Ford Motor Company (F) is scheduled to release its first quarter operating results before the opening bell on April 27. Auto sales in the United States have been relatively strong through the first three months of the year, with Ford's year to date sales being up 8.6% over the first three months of 2011. The good news has continued to flow for Ford as earlier this week, Fitch increased its debt rating to BBB- from BB+, again making it investment grade.
Sales overseas are another story though, as the slowdown in the Chinese economy and economic problems in Europe have pressured sales overseas. Back in the U.S., Ford's Americas President Mark Fields warned earlier this month that Ford will continue to lose U.S. market share this year because it can't produce enough cars and trucks to meet rapidly rising demand; doesn't seem like such a bad problem to have. Over the past two years, Ford has been able to charge higher prices for its vehicles, which has easily offset the slight drop in market share.
Commodities are not nearly as big of a problem as in previous quarters as prices have come off their highs, however, the problem now stems from a shortage of a product used in fuel and brake lines, PA-12. A German factory that makes much of the global supply of PA-12 exploded last month, and automakers are scrambling to avoid shutting down assembly lines.
The company is expected to earn $0.36 per share on revenue of $32.3 billion. I am expecting a little better result with revenue of approximately $34.0 billion and earnings of $0.39 per share. The tax rate is expected to be a significant headwind during the quarter. Ford has been profitable for the past two years now, and now Ford has moved assets and tax credits that had been dormant back onto its books. As a result, its corporate tax rate is expected to jump from around 9% to 30%.
Though Fitch upgraded its rating, the other two major ratings agencies, Standard & Poor's and Moody's, are likely to watch the results closely. As part of a $23.5 billion restructuring loan taken back in 2006, Ford put up many assets (including the blue oval) as collateral. To successfully regain these assets, Ford needs to be rated as investment grade by at least two of the three ratings agencies.
Ford is my favorite of the automakers as it has a great new lineup and I expect the production shortages to be more than fixed over the coming three months. The big wildcard right now is the shortage of PA-12 and if it would cause shutdowns. As a fix, I expect much of the production to be switched out of the difficult markets (Europe) and into the United States, India, and South America. However, that is the worst-case scenario, and I do not expect it to come to that.

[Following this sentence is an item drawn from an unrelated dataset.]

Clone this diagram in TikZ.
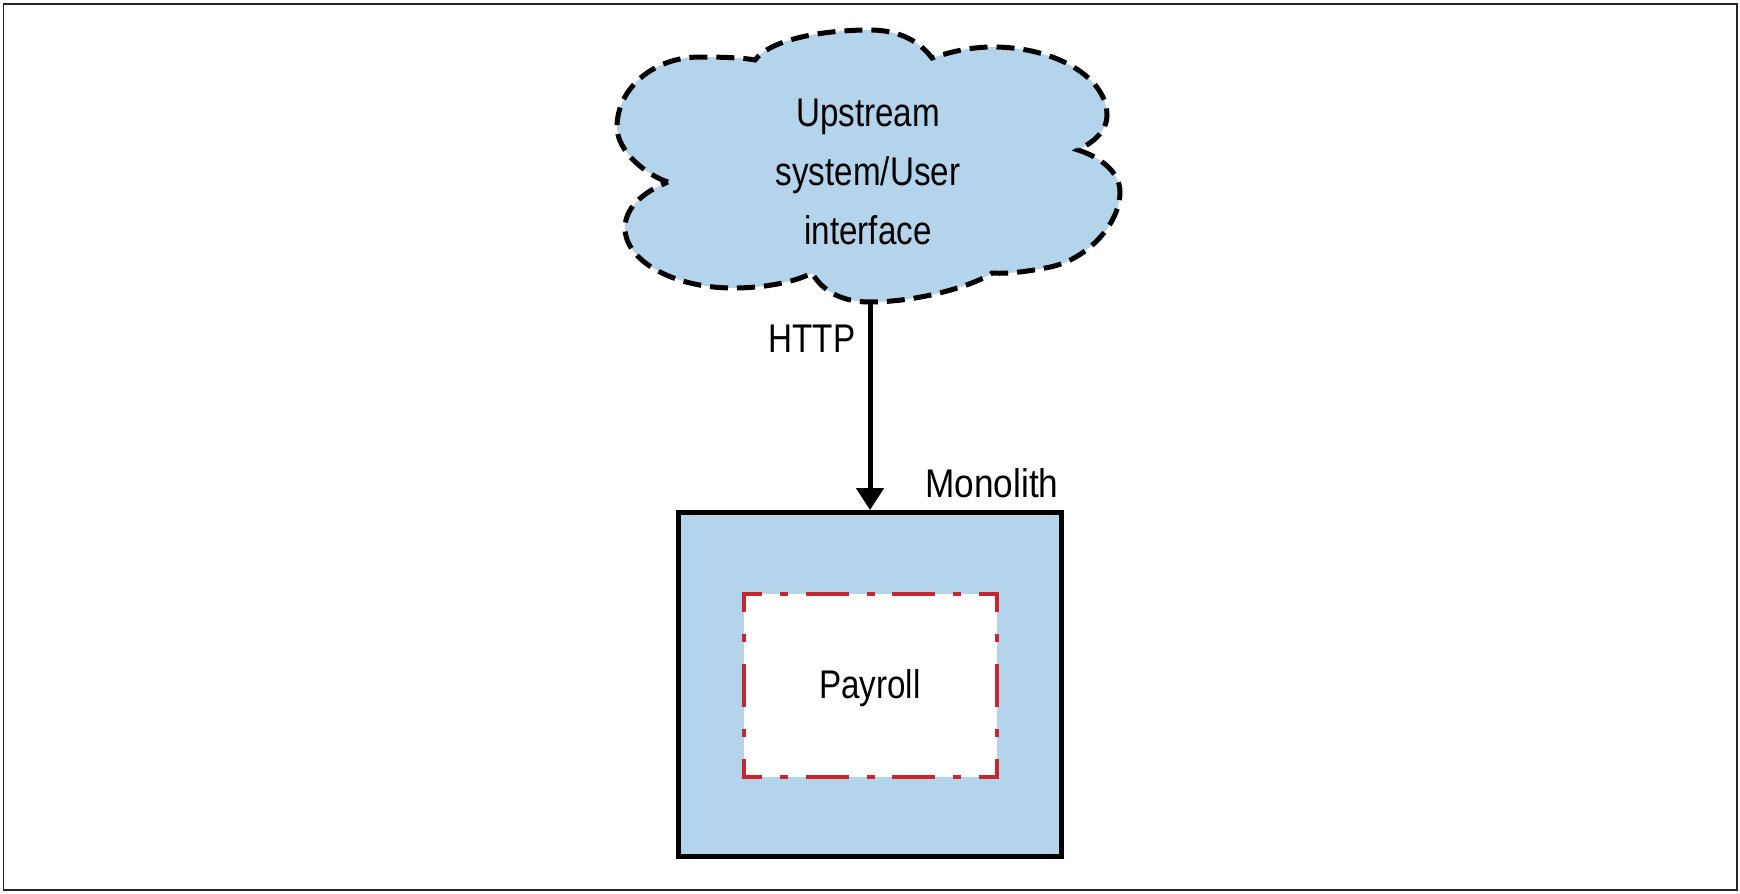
\documentclass[tikz,border=0pt]{standalone}
\usepackage{fontspec}
\setmainfont{Liberation Sans}[FakeStretch=0.83]
\newfontfamily\widerfont{Liberation Sans}[FakeStretch=0.88]
\usetikzlibrary{arrows.meta}
\definecolor{boxblue}{RGB}{179,212,234}
\definecolor{payred}{RGB}{200,38,46}
\begin{document}
\begin{tikzpicture}[x=1pt,y=-1pt,
  lbl/.style={font=\fontsize{40}{59}\selectfont, inner sep=0pt},
  frame/.style={draw=black!85, line width=1.8pt},
  cloudshape/.style={fill=boxblue, draw=black, line width=5pt, dash pattern=on 18pt off 9pt},
  monobox/.style={draw=black, line width=5pt, fill=boxblue, minimum width=383pt, minimum height=344pt, inner sep=0pt},
  paybox/.style={fill=white, minimum width=253pt, minimum height=183pt, inner sep=0pt, outer sep=0pt},
  paydashh/.style={draw=payred, line width=4.5pt, line cap=rect, dash pattern=on 38.5pt off 22.3pt on 3.5pt off 22.3pt, dash phase=22.5pt},
  paydashv/.style={draw=payred, line width=4.5pt, line cap=rect, dash pattern=on 38.5pt off 26.5pt on 3.5pt off 26.5pt, dash phase=22.5pt},
  conn/.style={draw=black, line width=5pt, -{Triangle[length=22pt,width=27pt]}}
]
\useasboundingbox (0,0) rectangle (1740,894);
\draw[frame] (3.5,4) rectangle (1737,890);
% cloud
\path[cloudshape] (668,182)
  .. controls (648,176) and (617,152) .. (617,127)
  .. controls (617,88) and (654,57) .. (700,57)
  .. controls (725,57) and (745,58) .. (755,60)
  .. controls (770,40) and (820,30) .. (870,30)
  .. controls (900,30) and (920,42) .. (932,58)
  .. controls (950,52) and (970,47) .. (993,47)
  .. controls (1056,47) and (1107,78) .. (1107,115)
  .. controls (1107,132) and (1092,143) .. (1078,150)
  .. controls (1100,157) and (1120,172) .. (1120,192)
  .. controls (1120,225) and (1085,262) .. (1045,268)
  .. controls (1025,272) and (1005,274) .. (992,273)
  .. controls (975,285) and (920,302) .. (870,302)
  .. controls (840,302) and (822,290) .. (812,273)
  .. controls (795,282) and (765,288) .. (733,288)
  .. controls (674,288) and (625,261) .. (625,228)
  .. controls (625,205) and (648,190) .. (668,182) -- cycle;
\node[lbl, align=center, anchor=base] (up) at (868,244) {Upstream\\system/User\\interface};
\coordinate (cloudbot) at (870,300);
% monolith
\node[monobox] (mono) at (870,684.5) {};
\node[lbl, font=\widerfont\fontsize{40}{59}\selectfont, anchor=base] (monolbl) at (992,497) {Monolith};
\node[paybox] (pay) at (870.5,685.5) {};
\node[lbl, anchor=base] (paytext) at (870,698) {Payroll};
\draw[paydashh] (pay.north west) -- (pay.north east);
\draw[paydashh] (pay.south west) -- (pay.south east);
\draw[paydashv] (pay.north west) -- (pay.south west);
\draw[paydashv] (pay.north east) -- (pay.south east);
% connector
\draw[conn] (cloudbot) -- (mono.north);
\node[lbl, anchor=base] (http) at (812,352) {HTTP};
\end{tikzpicture}
\end{document}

Going by segment, I am looking for strength to continue in North America with both revenue and margins improving, while South America will see margins that are relatively flat from last year. Asia's revenue growth is expected to slow as the economic growth in China has slowed. Europe is a completely different story. Ford has had problems in Europe over the past several quarters (no where near the headwinds that General Motors (GM) has seen in Europe), and I expect those headwinds to worsen during the first quarter and into the second quarter. As a result, I have modeled for revenue of $34.0 billion and earnings of $0.39 per share, mainly as a result of a tax rate in the high 20% range.